Ao expor a vítima, Sara "Winter" Giromini passou por cima da dignidade da criança como um trator, reciclando a estratégia de mobilizar os militantes digitais

Publicado em 18/08/2020 às 06h00
Atualizado em 19/08/2020 às 11h54
Sara Winter é ativista pró-Bolsonaro e participa de um grupo autointitulado
Sara Winter participa de um grupo autointitulado "300 do Brasil" . Crédito: Reprodução / Instagram

Pense na barbaridade que é uma menina de dez anos de idade passar quase metade de sua vida sofrendo violência sexual dentro do próprio ambiente familiar. Pense na tragédia que é uma gravidez resultante do estupro recorrente, com o próprio tio como algoz. Não bastasse tamanha tortura, a exposição pública da vítima no momento mais difícil de sua vida tem potencial para perpetuar essa dor, por negar à menina a oportunidade de um recomeço menos traumático.

A verdade é que não estão dando trégua para essa criança de São Mateus. Mais uma vez, trava-se uma guerra ideológica no país, agora em torno da interrupção da gravidez.

Mesmo que o aborto nessas circunstâncias esteja amparado pela lei, e no caso específico teve decisão judicial favorável, ainda persiste em cada cidadão do país o direito a suas convicções, contrárias ou favoráveis. Não há o que se questionar quanto a isso. Mas jogar a criança aos leões, como acabou acontecendo, para defender as próprias crenças é mais que uma desumanidade: é crime.

Sara Giromini, cujo nome de guerra é Sara Winter, conseguiu mais uma vez os holofotes. A extremista foi responsável por expôr o nome da menina nas redes sociais e o hospital onde o procedimento acabou sendo realizado, no Recife. Na defesa da sua causa antiaborto, passou por cima da dignidade da criança como um trator, reciclando a estratégia de mobilizar os militantes digitais a irem para a rua.

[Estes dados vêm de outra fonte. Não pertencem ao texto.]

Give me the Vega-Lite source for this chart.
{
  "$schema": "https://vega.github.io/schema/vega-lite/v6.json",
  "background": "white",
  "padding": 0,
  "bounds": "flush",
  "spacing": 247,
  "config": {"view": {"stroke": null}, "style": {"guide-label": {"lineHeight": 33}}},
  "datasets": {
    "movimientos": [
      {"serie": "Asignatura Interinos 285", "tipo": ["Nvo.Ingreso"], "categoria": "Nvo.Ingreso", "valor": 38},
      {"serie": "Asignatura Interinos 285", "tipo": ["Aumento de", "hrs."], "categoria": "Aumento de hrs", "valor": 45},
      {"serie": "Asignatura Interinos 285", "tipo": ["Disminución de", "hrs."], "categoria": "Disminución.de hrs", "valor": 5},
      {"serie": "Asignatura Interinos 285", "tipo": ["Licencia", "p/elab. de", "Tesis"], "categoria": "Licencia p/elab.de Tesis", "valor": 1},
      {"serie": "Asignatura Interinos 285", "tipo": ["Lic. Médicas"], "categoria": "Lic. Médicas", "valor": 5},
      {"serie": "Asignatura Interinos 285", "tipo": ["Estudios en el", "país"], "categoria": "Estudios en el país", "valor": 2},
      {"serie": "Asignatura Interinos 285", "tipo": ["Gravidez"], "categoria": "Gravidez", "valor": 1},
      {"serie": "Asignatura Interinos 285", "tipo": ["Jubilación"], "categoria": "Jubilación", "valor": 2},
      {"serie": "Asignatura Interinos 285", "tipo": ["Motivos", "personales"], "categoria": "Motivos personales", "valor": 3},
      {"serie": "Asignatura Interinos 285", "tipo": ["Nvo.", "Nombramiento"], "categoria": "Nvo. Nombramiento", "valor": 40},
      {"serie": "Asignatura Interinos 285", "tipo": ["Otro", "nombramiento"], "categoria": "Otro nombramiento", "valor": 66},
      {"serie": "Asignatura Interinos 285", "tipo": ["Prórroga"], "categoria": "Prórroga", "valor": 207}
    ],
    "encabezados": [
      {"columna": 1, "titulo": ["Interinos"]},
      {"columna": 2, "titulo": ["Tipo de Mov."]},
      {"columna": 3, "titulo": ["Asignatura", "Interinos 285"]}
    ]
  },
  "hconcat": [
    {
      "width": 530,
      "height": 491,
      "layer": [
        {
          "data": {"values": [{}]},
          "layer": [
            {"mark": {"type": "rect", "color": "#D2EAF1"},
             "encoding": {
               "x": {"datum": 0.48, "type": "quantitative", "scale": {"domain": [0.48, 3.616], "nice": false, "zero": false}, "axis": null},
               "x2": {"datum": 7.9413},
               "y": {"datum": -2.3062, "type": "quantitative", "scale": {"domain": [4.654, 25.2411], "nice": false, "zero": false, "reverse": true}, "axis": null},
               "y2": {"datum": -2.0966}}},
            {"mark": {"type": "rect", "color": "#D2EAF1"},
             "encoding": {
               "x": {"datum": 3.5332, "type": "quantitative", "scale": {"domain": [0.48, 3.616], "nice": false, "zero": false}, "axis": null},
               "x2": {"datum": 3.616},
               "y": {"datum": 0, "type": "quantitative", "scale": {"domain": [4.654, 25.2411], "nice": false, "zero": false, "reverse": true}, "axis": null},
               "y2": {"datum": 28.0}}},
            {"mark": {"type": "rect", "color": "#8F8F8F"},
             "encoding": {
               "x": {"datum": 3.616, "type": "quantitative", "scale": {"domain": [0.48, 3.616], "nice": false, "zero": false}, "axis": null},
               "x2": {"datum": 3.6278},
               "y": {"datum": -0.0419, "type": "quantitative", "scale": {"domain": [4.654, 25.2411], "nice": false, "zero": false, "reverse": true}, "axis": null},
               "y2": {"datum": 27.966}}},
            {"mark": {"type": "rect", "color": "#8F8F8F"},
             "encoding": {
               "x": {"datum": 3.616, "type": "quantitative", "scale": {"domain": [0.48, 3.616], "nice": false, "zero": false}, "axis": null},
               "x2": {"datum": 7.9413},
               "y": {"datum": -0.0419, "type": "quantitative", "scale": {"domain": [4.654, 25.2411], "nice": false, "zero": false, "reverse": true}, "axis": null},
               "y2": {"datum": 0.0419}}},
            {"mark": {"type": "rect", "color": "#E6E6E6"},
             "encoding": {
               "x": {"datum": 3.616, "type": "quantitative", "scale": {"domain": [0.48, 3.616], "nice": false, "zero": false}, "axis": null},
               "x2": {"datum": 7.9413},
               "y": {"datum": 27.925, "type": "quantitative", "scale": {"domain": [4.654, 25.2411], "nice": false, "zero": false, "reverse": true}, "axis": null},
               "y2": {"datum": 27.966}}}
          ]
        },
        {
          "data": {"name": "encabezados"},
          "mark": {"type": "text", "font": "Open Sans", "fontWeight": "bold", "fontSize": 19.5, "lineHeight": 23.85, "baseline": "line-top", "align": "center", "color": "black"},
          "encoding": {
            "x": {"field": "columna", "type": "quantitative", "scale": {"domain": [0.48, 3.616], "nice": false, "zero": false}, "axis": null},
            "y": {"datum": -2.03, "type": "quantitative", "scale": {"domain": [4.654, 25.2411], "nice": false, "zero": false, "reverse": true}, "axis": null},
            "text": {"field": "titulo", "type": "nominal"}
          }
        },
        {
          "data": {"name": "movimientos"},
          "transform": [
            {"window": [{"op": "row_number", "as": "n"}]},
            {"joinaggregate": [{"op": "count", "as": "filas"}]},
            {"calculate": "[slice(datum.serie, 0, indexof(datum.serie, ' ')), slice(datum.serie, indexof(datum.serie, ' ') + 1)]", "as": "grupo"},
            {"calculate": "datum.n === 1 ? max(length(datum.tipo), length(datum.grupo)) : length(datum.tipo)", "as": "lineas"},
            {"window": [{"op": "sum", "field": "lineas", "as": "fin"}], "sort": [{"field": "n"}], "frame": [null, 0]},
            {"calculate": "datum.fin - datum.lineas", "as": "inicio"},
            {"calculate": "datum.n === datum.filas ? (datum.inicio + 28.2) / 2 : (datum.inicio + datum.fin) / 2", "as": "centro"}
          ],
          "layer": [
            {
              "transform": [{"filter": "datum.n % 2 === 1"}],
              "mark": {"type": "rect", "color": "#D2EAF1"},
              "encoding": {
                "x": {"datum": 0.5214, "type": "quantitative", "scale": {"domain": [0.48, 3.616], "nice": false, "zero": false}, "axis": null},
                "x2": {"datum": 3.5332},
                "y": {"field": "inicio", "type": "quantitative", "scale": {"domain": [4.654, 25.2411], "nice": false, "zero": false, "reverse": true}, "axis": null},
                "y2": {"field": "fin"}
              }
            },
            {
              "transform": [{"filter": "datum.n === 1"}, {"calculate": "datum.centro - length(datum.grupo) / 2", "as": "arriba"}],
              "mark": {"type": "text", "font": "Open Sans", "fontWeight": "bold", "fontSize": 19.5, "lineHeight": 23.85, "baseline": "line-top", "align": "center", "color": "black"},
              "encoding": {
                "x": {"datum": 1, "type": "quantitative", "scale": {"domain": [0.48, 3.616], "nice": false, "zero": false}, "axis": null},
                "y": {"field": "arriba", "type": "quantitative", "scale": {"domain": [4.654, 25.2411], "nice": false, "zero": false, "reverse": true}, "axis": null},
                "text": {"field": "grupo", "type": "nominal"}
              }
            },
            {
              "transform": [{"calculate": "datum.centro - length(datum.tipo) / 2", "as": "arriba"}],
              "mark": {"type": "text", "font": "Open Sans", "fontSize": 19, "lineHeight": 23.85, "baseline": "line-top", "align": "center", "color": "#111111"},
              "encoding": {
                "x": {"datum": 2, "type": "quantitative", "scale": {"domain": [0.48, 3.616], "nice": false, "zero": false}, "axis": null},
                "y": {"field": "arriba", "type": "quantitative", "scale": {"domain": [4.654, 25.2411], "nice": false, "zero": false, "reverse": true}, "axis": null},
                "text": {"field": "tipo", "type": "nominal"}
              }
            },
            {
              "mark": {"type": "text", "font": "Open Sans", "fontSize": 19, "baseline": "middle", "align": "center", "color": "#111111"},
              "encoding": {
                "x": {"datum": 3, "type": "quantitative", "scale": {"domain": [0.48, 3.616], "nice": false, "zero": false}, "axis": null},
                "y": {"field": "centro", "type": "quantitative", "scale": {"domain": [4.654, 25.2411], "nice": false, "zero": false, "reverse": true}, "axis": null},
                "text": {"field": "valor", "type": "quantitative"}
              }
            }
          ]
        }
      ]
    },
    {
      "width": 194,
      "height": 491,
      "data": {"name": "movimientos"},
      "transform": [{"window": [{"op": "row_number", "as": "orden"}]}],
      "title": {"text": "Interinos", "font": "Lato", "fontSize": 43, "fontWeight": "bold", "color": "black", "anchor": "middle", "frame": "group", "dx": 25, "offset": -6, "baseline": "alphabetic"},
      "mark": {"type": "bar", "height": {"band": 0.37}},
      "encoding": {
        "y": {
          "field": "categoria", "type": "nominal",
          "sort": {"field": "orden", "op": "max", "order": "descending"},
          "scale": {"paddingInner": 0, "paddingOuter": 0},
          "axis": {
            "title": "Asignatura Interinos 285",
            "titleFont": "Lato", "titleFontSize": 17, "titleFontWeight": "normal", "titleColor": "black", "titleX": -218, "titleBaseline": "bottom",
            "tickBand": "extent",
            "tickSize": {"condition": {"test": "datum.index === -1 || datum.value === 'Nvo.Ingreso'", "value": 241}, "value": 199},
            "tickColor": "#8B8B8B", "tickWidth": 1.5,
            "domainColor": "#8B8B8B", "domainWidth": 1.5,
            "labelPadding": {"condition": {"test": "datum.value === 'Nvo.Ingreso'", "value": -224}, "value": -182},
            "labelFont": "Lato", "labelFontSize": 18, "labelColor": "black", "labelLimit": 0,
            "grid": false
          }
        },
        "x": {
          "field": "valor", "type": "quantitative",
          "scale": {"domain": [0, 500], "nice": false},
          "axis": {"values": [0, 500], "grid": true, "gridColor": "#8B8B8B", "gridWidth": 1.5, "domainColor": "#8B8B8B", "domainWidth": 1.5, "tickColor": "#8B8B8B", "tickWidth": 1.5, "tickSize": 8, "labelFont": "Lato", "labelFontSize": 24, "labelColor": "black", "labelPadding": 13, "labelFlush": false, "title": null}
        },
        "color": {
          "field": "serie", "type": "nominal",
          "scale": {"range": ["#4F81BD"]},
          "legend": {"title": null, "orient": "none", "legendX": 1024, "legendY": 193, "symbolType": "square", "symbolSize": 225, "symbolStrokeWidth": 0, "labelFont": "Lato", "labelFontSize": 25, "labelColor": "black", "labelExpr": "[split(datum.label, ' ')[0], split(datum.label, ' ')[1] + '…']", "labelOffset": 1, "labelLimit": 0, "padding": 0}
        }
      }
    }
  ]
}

Acabou violando o Estatuto da Criança e do Adolescente (ECA), ao contribuir para a estigmatização da jovem. No âmbito penal, especialistas acreditam que ela também pode responder por constrangimento ilegal e incitação de crime, ao expor os médicos do hospital.

O mau uso das redes sociais também fica mais uma vez exposto. Da articulação de robôs à mobilização mais orgânica, a irresponsabilidade de expor uma criança nessa situação de vulnerabilidade e colocar em risco a integridade física de profissionais de saúde envolvidos é a mesma. Todos os meios de comunicação devem respeitar a legislação em vigor, o ECA precisa ser também um balizador para quem se comunica nas redes sociais. Mas como?

As gigantes de tecnologia como Facebook, Google e Twitter se tornaram transnacionais que precisam cuidar do conteúdo de acordo com as legislações regionais. Não é censura prévia, mas a possibilidade de punir quem comete crimes para que se tornem relevantes e públicos os limites legais do que pode ser postado. É preciso que as companhias se responsabilizem e busquem formas de conter o uso impróprio e nocivo do seu ambiente, como ocorre também com a disseminação de fake news. 

A preservação da privacidade da vítima é inquestionável porque ela já enfrentará percalços demais até se recuperar de uma situação tão traumática. Não se deve personalizar quem passou por estupro seguido de uma gravidez interrompida, o estigma social é só um dos inúmeros problemas a serem enfrentados. Acompanhamento psicológico será uma necessidade.

No Brasil, segundo dados do Ministério da Saúde tabulados pela BBC News Brasil, são registrados ao menos seis abortos por dia em meninas de 10 a 14 anos vítimas de estupros. É a ponta do iceberg dessa violência brutal e absurda, cujas vítimas precisam ser protegidas, acima de tudo e de todos.